• [Data section]:
__________________________________________________

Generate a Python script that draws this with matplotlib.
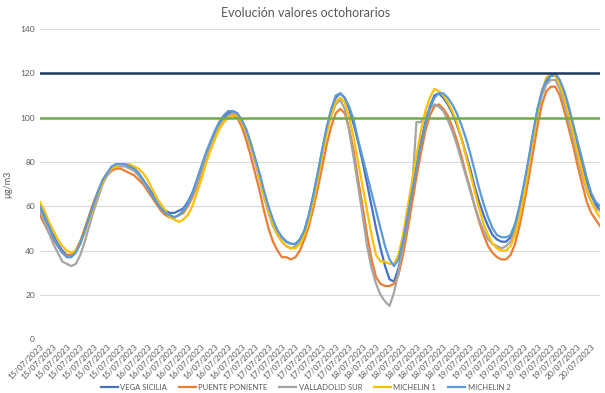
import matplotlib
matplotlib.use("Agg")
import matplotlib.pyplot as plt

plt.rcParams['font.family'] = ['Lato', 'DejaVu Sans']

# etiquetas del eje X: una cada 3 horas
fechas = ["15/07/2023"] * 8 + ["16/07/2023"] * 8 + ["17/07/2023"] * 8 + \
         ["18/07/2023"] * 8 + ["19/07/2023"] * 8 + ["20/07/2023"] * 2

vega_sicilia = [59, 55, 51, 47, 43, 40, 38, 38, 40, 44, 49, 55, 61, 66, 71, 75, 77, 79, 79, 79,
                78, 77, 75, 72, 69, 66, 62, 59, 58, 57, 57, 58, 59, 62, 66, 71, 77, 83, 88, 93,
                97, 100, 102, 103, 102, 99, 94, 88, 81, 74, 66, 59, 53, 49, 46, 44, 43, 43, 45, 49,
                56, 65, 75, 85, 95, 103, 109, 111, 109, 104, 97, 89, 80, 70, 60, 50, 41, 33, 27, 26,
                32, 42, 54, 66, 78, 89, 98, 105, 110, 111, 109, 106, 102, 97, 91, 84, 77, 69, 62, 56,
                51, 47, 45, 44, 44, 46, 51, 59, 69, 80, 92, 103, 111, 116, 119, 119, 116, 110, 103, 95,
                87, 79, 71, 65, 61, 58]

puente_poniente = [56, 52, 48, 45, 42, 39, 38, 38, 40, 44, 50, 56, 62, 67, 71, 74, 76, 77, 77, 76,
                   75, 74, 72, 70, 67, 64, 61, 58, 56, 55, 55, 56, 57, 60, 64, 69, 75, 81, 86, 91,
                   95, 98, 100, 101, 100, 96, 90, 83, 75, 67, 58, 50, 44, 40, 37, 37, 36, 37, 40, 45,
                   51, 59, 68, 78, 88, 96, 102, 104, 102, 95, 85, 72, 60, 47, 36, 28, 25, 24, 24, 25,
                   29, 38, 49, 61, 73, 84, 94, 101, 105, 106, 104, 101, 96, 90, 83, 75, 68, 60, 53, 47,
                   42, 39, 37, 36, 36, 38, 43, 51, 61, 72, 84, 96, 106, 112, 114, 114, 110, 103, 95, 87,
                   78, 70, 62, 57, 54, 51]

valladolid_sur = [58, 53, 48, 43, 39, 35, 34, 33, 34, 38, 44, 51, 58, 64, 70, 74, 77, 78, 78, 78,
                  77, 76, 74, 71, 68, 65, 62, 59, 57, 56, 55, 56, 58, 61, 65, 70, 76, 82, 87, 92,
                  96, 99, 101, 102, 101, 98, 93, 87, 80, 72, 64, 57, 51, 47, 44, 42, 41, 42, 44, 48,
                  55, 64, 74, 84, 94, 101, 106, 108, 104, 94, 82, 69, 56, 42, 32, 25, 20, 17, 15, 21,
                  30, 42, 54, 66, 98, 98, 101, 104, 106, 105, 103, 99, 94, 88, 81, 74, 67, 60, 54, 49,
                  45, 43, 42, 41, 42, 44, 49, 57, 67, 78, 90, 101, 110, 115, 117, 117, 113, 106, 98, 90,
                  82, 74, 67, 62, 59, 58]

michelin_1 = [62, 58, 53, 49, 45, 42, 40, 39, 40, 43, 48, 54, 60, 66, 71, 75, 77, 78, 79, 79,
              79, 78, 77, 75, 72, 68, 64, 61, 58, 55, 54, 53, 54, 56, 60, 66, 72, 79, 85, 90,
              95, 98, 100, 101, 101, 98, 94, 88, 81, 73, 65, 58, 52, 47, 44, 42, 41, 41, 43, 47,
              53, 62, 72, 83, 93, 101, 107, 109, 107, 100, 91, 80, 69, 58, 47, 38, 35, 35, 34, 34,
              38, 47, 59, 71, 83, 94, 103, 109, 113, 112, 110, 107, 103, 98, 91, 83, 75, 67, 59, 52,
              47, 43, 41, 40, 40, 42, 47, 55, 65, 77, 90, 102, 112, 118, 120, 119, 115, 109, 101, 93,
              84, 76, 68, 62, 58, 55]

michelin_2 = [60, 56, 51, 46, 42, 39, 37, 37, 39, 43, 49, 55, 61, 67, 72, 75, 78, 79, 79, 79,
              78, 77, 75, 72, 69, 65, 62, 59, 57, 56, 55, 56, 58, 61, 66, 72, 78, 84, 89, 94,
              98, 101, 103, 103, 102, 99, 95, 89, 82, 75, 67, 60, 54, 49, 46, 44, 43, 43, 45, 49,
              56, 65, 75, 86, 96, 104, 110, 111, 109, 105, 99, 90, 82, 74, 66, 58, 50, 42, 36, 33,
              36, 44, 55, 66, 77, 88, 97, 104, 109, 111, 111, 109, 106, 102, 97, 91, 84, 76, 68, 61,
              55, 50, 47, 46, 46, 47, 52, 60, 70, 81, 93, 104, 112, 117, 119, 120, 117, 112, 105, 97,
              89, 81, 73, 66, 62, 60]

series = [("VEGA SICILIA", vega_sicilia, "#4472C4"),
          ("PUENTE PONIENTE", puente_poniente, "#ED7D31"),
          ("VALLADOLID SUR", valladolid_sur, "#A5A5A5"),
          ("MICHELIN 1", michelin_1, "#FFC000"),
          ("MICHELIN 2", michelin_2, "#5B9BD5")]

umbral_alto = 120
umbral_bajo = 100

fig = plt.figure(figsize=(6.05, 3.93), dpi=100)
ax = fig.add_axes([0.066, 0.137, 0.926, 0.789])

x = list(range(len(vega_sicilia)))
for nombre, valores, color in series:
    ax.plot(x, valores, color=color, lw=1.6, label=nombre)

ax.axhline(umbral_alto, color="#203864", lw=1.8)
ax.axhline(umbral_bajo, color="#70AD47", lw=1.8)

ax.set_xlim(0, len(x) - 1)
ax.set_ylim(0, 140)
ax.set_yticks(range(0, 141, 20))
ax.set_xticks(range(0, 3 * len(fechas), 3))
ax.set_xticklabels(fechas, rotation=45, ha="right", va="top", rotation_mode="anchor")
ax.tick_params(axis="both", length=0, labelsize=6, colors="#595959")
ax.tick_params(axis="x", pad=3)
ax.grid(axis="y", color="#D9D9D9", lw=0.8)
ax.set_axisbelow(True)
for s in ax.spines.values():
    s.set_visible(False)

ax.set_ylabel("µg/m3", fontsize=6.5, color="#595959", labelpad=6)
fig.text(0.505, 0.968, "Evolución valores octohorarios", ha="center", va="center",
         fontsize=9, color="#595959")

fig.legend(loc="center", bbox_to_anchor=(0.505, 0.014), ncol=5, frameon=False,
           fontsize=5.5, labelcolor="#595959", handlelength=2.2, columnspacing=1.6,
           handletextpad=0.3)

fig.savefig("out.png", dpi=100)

__________________________________________________

• [Exercise objective]:
Repeat the listing above exactly, with no pictures.

• [Response below]:
Generate a Python script that draws this with matplotlib.
import matplotlib
matplotlib.use("Agg")
import matplotlib.pyplot as plt

plt.rcParams['font.family'] = ['Lato', 'DejaVu Sans']

# etiquetas del eje X: una cada 3 horas
fechas = ["15/07/2023"] * 8 + ["16/07/2023"] * 8 + ["17/07/2023"] * 8 + \
         ["18/07/2023"] * 8 + ["19/07/2023"] * 8 + ["20/07/2023"] * 2

vega_sicilia = [59, 55, 51, 47, 43, 40, 38, 38, 40, 44, 49, 55, 61, 66, 71, 75, 77, 79, 79, 79,
                78, 77, 75, 72, 69, 66, 62, 59, 58, 57, 57, 58, 59, 62, 66, 71, 77, 83, 88, 93,
                97, 100, 102, 103, 102, 99, 94, 88, 81, 74, 66, 59, 53, 49, 46, 44, 43, 43, 45, 49,
                56, 65, 75, 85, 95, 103, 109, 111, 109, 104, 97, 89, 80, 70, 60, 50, 41, 33, 27, 26,
                32, 42, 54, 66, 78, 89, 98, 105, 110, 111, 109, 106, 102, 97, 91, 84, 77, 69, 62, 56,
                51, 47, 45, 44, 44, 46, 51, 59, 69, 80, 92, 103, 111, 116, 119, 119, 116, 110, 103, 95,
                87, 79, 71, 65, 61, 58]

puente_poniente = [56, 52, 48, 45, 42, 39, 38, 38, 40, 44, 50, 56, 62, 67, 71, 74, 76, 77, 77, 76,
                   75, 74, 72, 70, 67, 64, 61, 58, 56, 55, 55, 56, 57, 60, 64, 69, 75, 81, 86, 91,
                   95, 98, 100, 101, 100, 96, 90, 83, 75, 67, 58, 50, 44, 40, 37, 37, 36, 37, 40, 45,
                   51, 59, 68, 78, 88, 96, 102, 104, 102, 95, 85, 72, 60, 47, 36, 28, 25, 24, 24, 25,
                   29, 38, 49, 61, 73, 84, 94, 101, 105, 106, 104, 101, 96, 90, 83, 75, 68, 60, 53, 47,
                   42, 39, 37, 36, 36, 38, 43, 51, 61, 72, 84, 96, 106, 112, 114, 114, 110, 103, 95, 87,
                   78, 70, 62, 57, 54, 51]

valladolid_sur = [58, 53, 48, 43, 39, 35, 34, 33, 34, 38, 44, 51, 58, 64, 70, 74, 77, 78, 78, 78,
                  77, 76, 74, 71, 68, 65, 62, 59, 57, 56, 55, 56, 58, 61, 65, 70, 76, 82, 87, 92,
                  96, 99, 101, 102, 101, 98, 93, 87, 80, 72, 64, 57, 51, 47, 44, 42, 41, 42, 44, 48,
                  55, 64, 74, 84, 94, 101, 106, 108, 104, 94, 82, 69, 56, 42, 32, 25, 20, 17, 15, 21,
                  30, 42, 54, 66, 98, 98, 101, 104, 106, 105, 103, 99, 94, 88, 81, 74, 67, 60, 54, 49,
                  45, 43, 42, 41, 42, 44, 49, 57, 67, 78, 90, 101, 110, 115, 117, 117, 113, 106, 98, 90,
                  82, 74, 67, 62, 59, 58]

michelin_1 = [62, 58, 53, 49, 45, 42, 40, 39, 40, 43, 48, 54, 60, 66, 71, 75, 77, 78, 79, 79,
              79, 78, 77, 75, 72, 68, 64, 61, 58, 55, 54, 53, 54, 56, 60, 66, 72, 79, 85, 90,
              95, 98, 100, 101, 101, 98, 94, 88, 81, 73, 65, 58, 52, 47, 44, 42, 41, 41, 43, 47,
              53, 62, 72, 83, 93, 101, 107, 109, 107, 100, 91, 80, 69, 58, 47, 38, 35, 35, 34, 34,
              38, 47, 59, 71, 83, 94, 103, 109, 113, 112, 110, 107, 103, 98, 91, 83, 75, 67, 59, 52,
              47, 43, 41, 40, 40, 42, 47, 55, 65, 77, 90, 102, 112, 118, 120, 119, 115, 109, 101, 93,
              84, 76, 68, 62, 58, 55]

michelin_2 = [60, 56, 51, 46, 42, 39, 37, 37, 39, 43, 49, 55, 61, 67, 72, 75, 78, 79, 79, 79,
              78, 77, 75, 72, 69, 65, 62, 59, 57, 56, 55, 56, 58, 61, 66, 72, 78, 84, 89, 94,
              98, 101, 103, 103, 102, 99, 95, 89, 82, 75, 67, 60, 54, 49, 46, 44, 43, 43, 45, 49,
              56, 65, 75, 86, 96, 104, 110, 111, 109, 105, 99, 90, 82, 74, 66, 58, 50, 42, 36, 33,
              36, 44, 55, 66, 77, 88, 97, 104, 109, 111, 111, 109, 106, 102, 97, 91, 84, 76, 68, 61,
              55, 50, 47, 46, 46, 47, 52, 60, 70, 81, 93, 104, 112, 117, 119, 120, 117, 112, 105, 97,
              89, 81, 73, 66, 62, 60]

series = [("VEGA SICILIA", vega_sicilia, "#4472C4"),
          ("PUENTE PONIENTE", puente_poniente, "#ED7D31"),
          ("VALLADOLID SUR", valladolid_sur, "#A5A5A5"),
          ("MICHELIN 1", michelin_1, "#FFC000"),
          ("MICHELIN 2", michelin_2, "#5B9BD5")]

umbral_alto = 120
umbral_bajo = 100

fig = plt.figure(figsize=(6.05, 3.93), dpi=100)
ax = fig.add_axes([0.066, 0.137, 0.926, 0.789])

x = list(range(len(vega_sicilia)))
for nombre, valores, color in series:
    ax.plot(x, valores, color=color, lw=1.6, label=nombre)

ax.axhline(umbral_alto, color="#203864", lw=1.8)
ax.axhline(umbral_bajo, color="#70AD47", lw=1.8)

ax.set_xlim(0, len(x) - 1)
ax.set_ylim(0, 140)
ax.set_yticks(range(0, 141, 20))
ax.set_xticks(range(0, 3 * len(fechas), 3))
ax.set_xticklabels(fechas, rotation=45, ha="right", va="top", rotation_mode="anchor")
ax.tick_params(axis="both", length=0, labelsize=6, colors="#595959")
ax.tick_params(axis="x", pad=3)
ax.grid(axis="y", color="#D9D9D9", lw=0.8)
ax.set_axisbelow(True)
for s in ax.spines.values():
    s.set_visible(False)

ax.set_ylabel("µg/m3", fontsize=6.5, color="#595959", labelpad=6)
fig.text(0.505, 0.968, "Evolución valores octohorarios", ha="center", va="center",
         fontsize=9, color="#595959")

fig.legend(loc="center", bbox_to_anchor=(0.505, 0.014), ncol=5, frameon=False,
           fontsize=5.5, labelcolor="#595959", handlelength=2.2, columnspacing=1.6,
           handletextpad=0.3)

fig.savefig("out.png", dpi=100)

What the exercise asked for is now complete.